Nokia CEO Stephen Elop has revealed that the company's board only settled on adopting Windows Phone and a Microsoft partnership the night before the Friday announcement last week, a last-minute decision that hugely impacts the future of the Finnish company moving forward. Speaking to SlashGear at Mobile World Congress 2011 this week, Elop confirmed that Android - and sticking with the Symbian and MeeGo roadmaps - had remained on the table up until the last minute, with the chief executive having to make a number of calls, including to Intel's Paul Otellini, in the few hours between the board's decision and the London event.

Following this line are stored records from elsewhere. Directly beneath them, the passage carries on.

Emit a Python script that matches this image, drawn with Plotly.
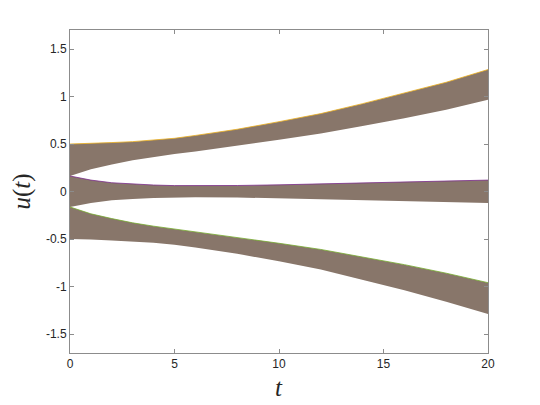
import plotly.graph_objects as go

# time samples
t = [0, 1, 2, 3, 4, 5, 6, 8, 10, 12, 14, 16, 18, 20]

# envelope of the upper bundle
upper_top = [0.50, 0.505, 0.515, 0.525, 0.54, 0.56, 0.59, 0.655, 0.735, 0.82, 0.925, 1.035, 1.15, 1.284]
upper_bot = [0.163, 0.235, 0.285, 0.33, 0.365, 0.395, 0.42, 0.48, 0.545, 0.61, 0.69, 0.77, 0.86, 0.965]

# envelope of the middle bundle
mid_top = [0.163, 0.12, 0.092, 0.078, 0.068, 0.062, 0.06, 0.063, 0.07, 0.08, 0.092, 0.102, 0.11, 0.12]
mid_bot = [-0.163, -0.12, -0.092, -0.078, -0.068, -0.062, -0.06, -0.063, -0.07, -0.08, -0.092, -0.102, -0.11, -0.12]

# envelope of the lower bundle
low_top = [-0.163, -0.235, -0.285, -0.33, -0.365, -0.395, -0.42, -0.48, -0.545, -0.61, -0.69, -0.77, -0.86, -0.96]
low_bot = [-0.50, -0.505, -0.515, -0.525, -0.54, -0.56, -0.59, -0.655, -0.735, -0.82, -0.93, -1.04, -1.16, -1.29]

x_ticks = [0, 5, 10, 15, 20]
y_ticks = [-1.5, -1, -0.5, 0, 0.5, 1, 1.5]
y_tick_labels = ["-1.5", "-1", "-0.5", "0", "0.5", "1", "1.5"]

band_color = "rgb(136,118,106)"
bands = [
    (upper_top, upper_bot, "#EDB120"),
    (mid_top, mid_bot, "#7E2F8E"),
    (low_top, low_bot, "#77AC30"),
]

fig = go.Figure()
for top, bot, top_col in bands:
    fig.add_trace(go.Scatter(
        x=t + t[::-1], y=top + bot[::-1],
        fill="toself", fillcolor=band_color,
        mode="lines", line=dict(width=0, color=band_color),
        hoverinfo="skip", showlegend=False,
    ))
    fig.add_trace(go.Scatter(
        x=t, y=top, mode="lines",
        line=dict(width=1, color=top_col),
        hoverinfo="skip", showlegend=False, opacity=0.8,
    ))

axis_common = dict(
    showline=True, linecolor="#8c8c8c", linewidth=1, mirror="ticks",
    ticks="inside", ticklen=4, tickcolor="#8c8c8c",
    showgrid=False, zeroline=False,
    tickfont=dict(family="Liberation Sans, Arial", size=12, color="#262626"),
)

# the page adds an 8px body margin, so the figure is sized/offset to compensate
fig.update_layout(
    width=532, height=397,
    margin=dict(l=62, r=52, t=22, b=52),
    paper_bgcolor="white", plot_bgcolor="white",
    xaxis=dict(range=[0, 20], tickvals=x_ticks, **axis_common),
    yaxis=dict(range=[-1.7, 1.7], tickvals=y_ticks, ticktext=y_tick_labels, **axis_common),
    annotations=[
        dict(text="<i>u</i>(<i>t</i>)", xref="paper", yref="paper", x=0, y=0.5,
             xanchor="center", yanchor="middle", xshift=-49, textangle=-90,
             showarrow=False, font=dict(family="Liberation Serif, Times New Roman", size=25, color="#262626")),
        dict(text="<i>t</i>", xref="paper", yref="paper", x=0.5, y=0,
             xanchor="center", yanchor="middle", yshift=-34,
             showarrow=False, font=dict(family="Liberation Serif, Times New Roman", size=25, color="#262626")),
    ],
)

fig.write_html("out.html")
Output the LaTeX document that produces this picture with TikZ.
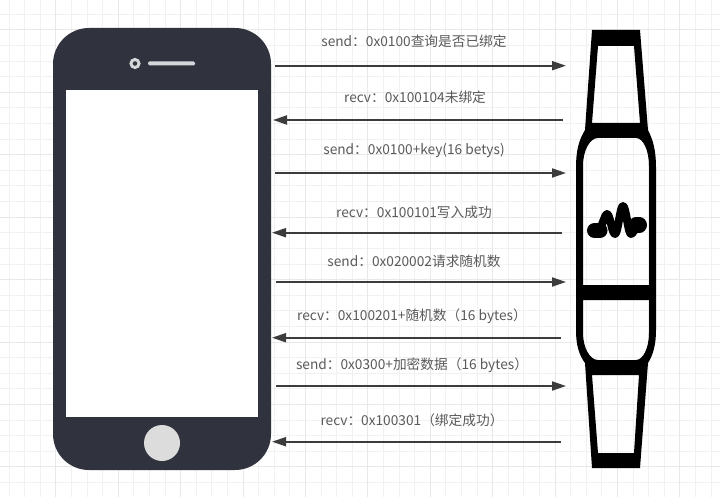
\documentclass[tikz,border=0pt]{standalone}
\usepackage{fontspec}
\setmainfont{Noto Sans CJK SC}
\usetikzlibrary{arrows.meta}
\definecolor{phonecol}{HTML}{30333D}
\definecolor{gridminor}{HTML}{F1F1F1}
\definecolor{gridmajor}{HTML}{E8E8E8}
\definecolor{arrowcol}{HTML}{3C3C3C}
\definecolor{textcol}{HTML}{5A5A5A}
\definecolor{HTMLlight}{HTML}{D3D7DA}
\definecolor{HTMLbtn}{HTML}{DCDCDC}
\tikzset{
  msg/.style={draw=arrowcol,line width=2pt,-{Triangle[length=14pt,width=9pt]}},
  lbl/.style={text=textcol,font=\fontsize{13.7}{16}\selectfont,inner sep=0pt,anchor=center},
  phonebody/.style={fill=phonecol,rounded corners=36pt,minimum width=218pt,minimum height=442pt,inner sep=0pt},
  phonescreen/.style={fill=white,minimum width=192pt,minimum height=327pt,inner sep=0pt},
  cam/.style={circle,fill=phonecol,draw=HTMLlight,line width=3pt,minimum size=8pt,inner sep=0pt},
  homebtn/.style={circle,fill=HTMLbtn,minimum size=36pt,inner sep=0pt},
  speaker/.style={fill=HTMLlight,rounded corners=1.5pt,minimum width=47pt,minimum height=4pt,inner sep=0pt},
}
\begin{document}
\begin{tikzpicture}[x=1pt,y=-1pt]
\useasboundingbox (0,0) rectangle (720,497);
\fill[white] (0,0) rectangle (720,497);
% grid
\foreach \k in {0,...,45}{
  \pgfmathsetmacro{\gx}{9.1+15.6*\k}
  \draw[gridminor,line width=1pt] (\gx,0) -- (\gx,497);
}
\foreach \k in {0,...,31}{
  \pgfmathsetmacro{\gy}{14.4+15.6*\k}
  \draw[gridminor,line width=1pt] (0,\gy) -- (720,\gy);
}
\foreach \k in {0,...,11}{
  \pgfmathsetmacro{\gx}{55.9+62.4*\k}
  \draw[gridmajor,line width=1pt] (\gx,0) -- (\gx,497);
}
\foreach \k in {0,...,7}{
  \pgfmathsetmacro{\gy}{30+62.4*\k}
  \draw[gridmajor,line width=1pt] (0,\gy) -- (720,\gy);
}
% phone
\node[phonebody] (phone) at (162,249) {};
\node[phonescreen] (screen) at (162,253.5) {};
\node[cam] (camera) at (135,63.5) {};
\node[speaker] (spk) at (171.5,63.5) {};
\node[homebtn] (home) at (162,443) {};
% band
\fill[black,even odd rule]
  (592,30) -- (640,30) -- (648,130) .. controls (653,140) and (656,150) .. (656,168)
  -- (656,330) .. controls (656,345) and (653,355) .. (648,363)
  -- (640,468) -- (592,468) -- (585,363)
  .. controls (579,355) and (576,345) .. (576,330)
  -- (576,168) .. controls (576,150) and (579,140) .. (585,130) -- cycle
  (598,46) -- (634,46) -- (640,123) -- (592,123) -- cycle
  (583,166) .. controls (583,150) and (590,138) .. (598,138) -- (636,138)
  .. controls (643,138) and (649,150) .. (649,166) -- (649,285) -- (583,285) -- cycle
  (583,300) -- (649,300) -- (649,333) .. controls (649,348) and (643,360) .. (636,360)
  -- (598,360) .. controls (590,360) and (583,348) .. (583,333) -- cycle
  (592,375) -- (639,375) -- (634,453) -- (598,453) -- cycle;
% pulse
\draw[black,line width=15pt,line cap=round] (594.5,230.5) -- (600,230.5);
\draw[black,line width=15pt,line cap=round] (636,225) -- (639.5,225);
\draw[black,line width=8pt,line cap=round,line join=round]
  (600,228) .. controls (603,224) and (605,214) .. (607,214)
  .. controls (610,214) and (612,234) .. (615,234)
  .. controls (618,234) and (620,206) .. (623,206)
  .. controls (626,206) and (628,234) .. (631,234)
  .. controls (633,234) and (635,228) .. (638,226);
% connector ends
\coordinate (a1) at (275,65.7); \coordinate (b1) at (566,65.7);
\coordinate (a2) at (563,120);  \coordinate (b2) at (273,120);
\coordinate (a3) at (275,173);  \coordinate (b3) at (566,173);
\coordinate (a4) at (562,232.7);\coordinate (b4) at (272,232.7);
\coordinate (a5) at (276,282);  \coordinate (b5) at (566,282);
\coordinate (a6) at (561,337.7);\coordinate (b6) at (272,337.7);
\coordinate (a7) at (276,386);  \coordinate (b7) at (566,386);
\coordinate (a8) at (561,441.7);\coordinate (b8) at (272,441.7);
\foreach \i in {1,...,8}{ \draw[msg] (a\i) -- (b\i); }
% labels
\node[lbl] (t1) at (414,41) {send：0x0100查询是否已绑定};
\node[lbl] (t2) at (415,97) {recv：0x100104未绑定};
\node[lbl] (t3) at (414,151) {send：0x0100+key(16 betys)};
\node[lbl] (t4) at (414,212) {recv：0x100101写入成功};
\node[lbl] (t5) at (414,261) {send：0x020002请求随机数};
\node[lbl] (t6) at (412,316) {recv：0x100201+随机数（16 bytes）};
\node[lbl] (t7) at (412,365) {send：0x0300+加密数据（16 bytes）};
\node[lbl] (t8) at (412,420) {recv：0x100301（绑定成功）};
\end{tikzpicture}
\end{document}
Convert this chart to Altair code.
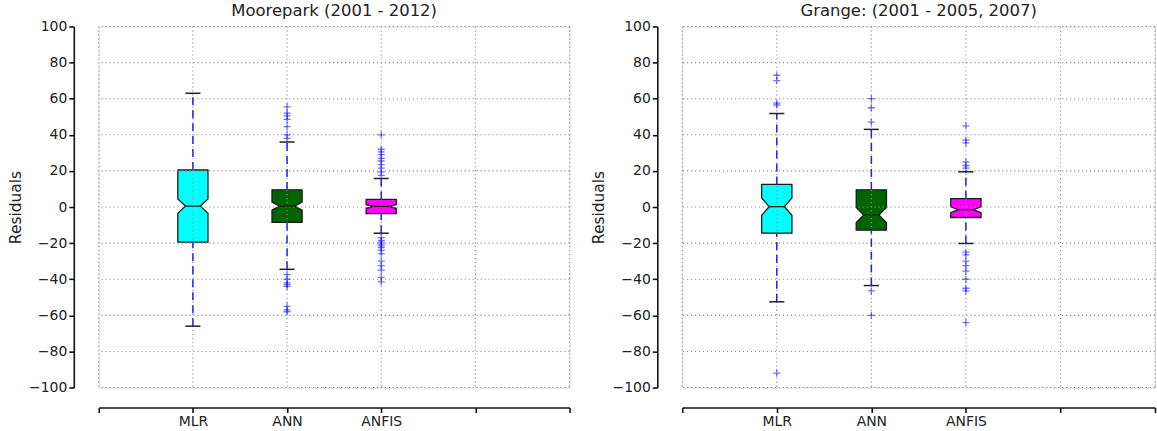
import altair as alt
import pandas as pd

categories = ["MLR", "ANN", "ANFIS"]
box_colors = ["#00FFFF", "#006400", "#FF00FF"]
x_ticks = [0, 1, 2, 3, 4, 5]
y_ticks = [-100, -80, -60, -40, -20, 0, 20, 40, 60, 80, 100]

# Moorepark (2001 - 2012)
m_q1 = [-19.5, -8.5, -3.7]
m_med = [0.5, 0.5, 0.3]
m_q3 = [20.5, 9.5, 4.2]
m_lo = [-66.0, -34.5, -14.5]
m_hi = [63.0, 36.0, 15.8]
m_notch = [4.0, 2.2, 1.0]
m_out_mlr = []
m_out_ann = [55.5, 52.0, 50.5, 48.5, 44.5, 40.0, 38.0,
             -37.5, -40.0, -42.0, -43.0, -44.0, -55.0, -57.0, -58.0]
m_out_anfis = [40.0, 32.0, 30.5, 29.0, 27.0, 25.5, 23.5, 21.5, 19.5, 17.5,
               -17.0, -18.5, -19.5, -20.5, -21.5, -22.5, -24.0, -26.0, -30.0,
               -32.5, -35.0, -39.0, -41.5]

# Grange: (2001 - 2005, 2007)
g_q1 = [-14.5, -12.8, -5.8]
g_med = [0.2, -4.4, -1.5]
g_q3 = [12.5, 9.5, 4.6]
g_lo = [-52.5, -43.5, -20.2]
g_hi = [51.8, 43.0, 19.5]
g_notch = [4.8, 4.2, 1.6]
g_out_mlr = [73.0, 70.0, 57.5, 56.5, -92.0]
g_out_ann = [60.0, 55.0, 47.0, -46.5, -60.0]
g_out_anfis = [45.0, 37.0, 35.5, 25.0, 23.0, 21.5,
               -25.0, -26.5, -30.0, -32.5, -35.5, -40.0, -45.0, -46.5, -64.0]

BOX_W = 0.32
CAP_W = 0.16
FONT = "DejaVu Sans"

xscale = alt.Scale(domain=[0, 5], nice=False, zero=False)
yscale = alt.Scale(domain=[-100, 100], nice=False, zero=False)
color_scale = alt.Scale(domain=categories, range=box_colors)

label_expr = " : ".join(
    f"datum.value == {i + 1} ? '{c}'" for i, c in enumerate(categories)
) + " : ''"

xaxis = alt.Axis(values=x_ticks, labelExpr=label_expr, title=None, grid=False,
                 offset=20, domainColor="#111111", tickColor="#111111",
                 tickSize=5, domainWidth=1.6, tickWidth=1.6, labelFontSize=14,
                 labelColor="#222222", labelPadding=2, labelFont=FONT)
yaxis = alt.Axis(values=y_ticks, title="Residuals", grid=False, offset=25,
                 domainColor="#111111", tickColor="#111111", tickSize=5,
                 domainWidth=1.6, tickWidth=1.6, labelFontSize=14,
                 labelColor="#222222", labelFont=FONT, titleFont=FONT,
                 titleFontSize=15.5, titleFontWeight="normal",
                 titleColor="#222222", titlePadding=5, format="d",
                 labelPadding=2)


def X(field):
    return alt.X(field, type="quantitative", scale=xscale, axis=xaxis)


def Y(field):
    return alt.Y(field, type="quantitative", scale=yscale, axis=yaxis)


def panel(title, q1, med, q3, lo, hi, notch, outs, width):
    positions = [i + 1 for i in range(len(categories))]
    poly_rows = []
    stat_rows = []
    out_rows = []
    for i, cat in enumerate(categories):
        c = positions[i]
        full = (c - BOX_W / 2, c + BOX_W / 2)
        pinch = (c - BOX_W / 4, c + BOX_W / 4)
        for yv, (xl, xr) in [(q1[i], full), (med[i] - notch[i], full),
                             (med[i], pinch), (med[i] + notch[i], full),
                             (q3[i], full)]:
            poly_rows.append({"model": cat, "y": yv, "xl": xl, "xr": xr})
        stat_rows.append({"model": cat, "pos": c, "q1": q1[i], "med": med[i],
                          "q3": q3[i], "lo": lo[i], "hi": hi[i],
                          "cl": c - CAP_W / 2, "cr": c + CAP_W / 2,
                          "ml": pinch[0], "mr": pinch[1]})
        for v in outs[i]:
            out_rows.append({"model": cat, "pos": c, "value": v})
    poly = pd.DataFrame(poly_rows)
    stats = pd.DataFrame(stat_rows)
    outliers = pd.DataFrame(out_rows, columns=["model", "pos", "value"])
    hgrid = pd.DataFrame({"v": y_ticks})
    vgrid = pd.DataFrame({"v": x_ticks})

    boxes = alt.Chart(poly).mark_area(
        orient="horizontal", stroke="#1a1a1a", strokeWidth=1.3,
        interpolate="linear", opacity=1
    ).encode(
        y=Y("y"), x=X("xl"), x2="xr",
        color=alt.Color("model:N", scale=color_scale, legend=None),
    )
    grid_h = alt.Chart(hgrid).mark_rule(
        color="#8f8f8f", strokeDash=[1.2, 2.8], strokeWidth=1.1
    ).encode(y=Y("v"))
    grid_v = alt.Chart(vgrid).mark_rule(
        color="#8f8f8f", strokeDash=[1.2, 2.8], strokeWidth=1.1
    ).encode(x=X("v"))
    median = alt.Chart(stats).mark_rule(color="#1a1a1a", strokeWidth=1.2).encode(
        x=X("ml"), x2="mr", y=Y("med"))
    wh_lo = alt.Chart(stats).mark_rule(
        color="#1f1fff", strokeDash=[8, 5], strokeWidth=1.5
    ).encode(x=X("pos"), y=Y("lo"), y2="q1")
    wh_hi = alt.Chart(stats).mark_rule(
        color="#1f1fff", strokeDash=[8, 5], strokeWidth=1.5
    ).encode(x=X("pos"), y=Y("q3"), y2="hi")
    cap_lo = alt.Chart(stats).mark_rule(color="#222222", strokeWidth=1.5).encode(
        x=X("cl"), x2="cr", y=Y("lo"))
    cap_hi = alt.Chart(stats).mark_rule(color="#222222", strokeWidth=1.5).encode(
        x=X("cl"), x2="cr", y=Y("hi"))
    pts = alt.Chart(outliers).mark_point(
        shape="M-1,0L1,0M0,-1L0,1", filled=False, color="#0000FF",
        strokeWidth=1.3, size=50, opacity=0.55
    ).encode(x=X("pos"), y=Y("value"))

    return alt.layer(
        boxes, grid_h, grid_v, median, wh_lo, wh_hi, cap_lo, cap_hi, pts
    ).properties(
        width=width, height=362,
        title=alt.TitleParams(title, fontSize=16.5, fontWeight="normal",
                              font=FONT, color="#222222", offset=0),
    )


left = panel("Moorepark (2001 - 2012)", m_q1, m_med, m_q3, m_lo, m_hi, m_notch,
             [m_out_mlr, m_out_ann, m_out_anfis], 472)
right = panel("Grange: (2001 - 2005, 2007)", g_q1, g_med, g_q3, g_lo, g_hi,
              g_notch, [g_out_mlr, g_out_ann, g_out_anfis], 474)

chart = alt.hconcat(left, right, spacing=20).properties(
    padding={"left": 8, "top": 2, "right": 0, "bottom": 0}
).configure_view(stroke=None).configure(font=FONT, background="white")

chart.save("out.html", embed_options={"renderer": "svg", "actions": False})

Elop denied that Intel had been left in the dark about Nokia's decision, despite reports over the weekend that Intel had only discovered the plan to marginalise MeeGo back into the labs during the press event itself. "[Otellini] knew that we were going through a decision process" Elop told us, saying that he "spoke to Paul multiple times" and called the CEO two hours after the board had decided on Windows Phone. "He expressed disappointment" is all Elop would say about Otellini's reaction, though he did admit that "it's obvious why it's disappointing."
The two companies will in fact meet at MWC 2011 this week, on Tuesday February 15, to discuss the future of MeeGo and how it might evolve. The two companies are in different positions, he suggested, and Nokia still respects the direction Intel chooses to take pursuing the platform - it's still a founding member, he highlighted - but "we had to make our own decisions."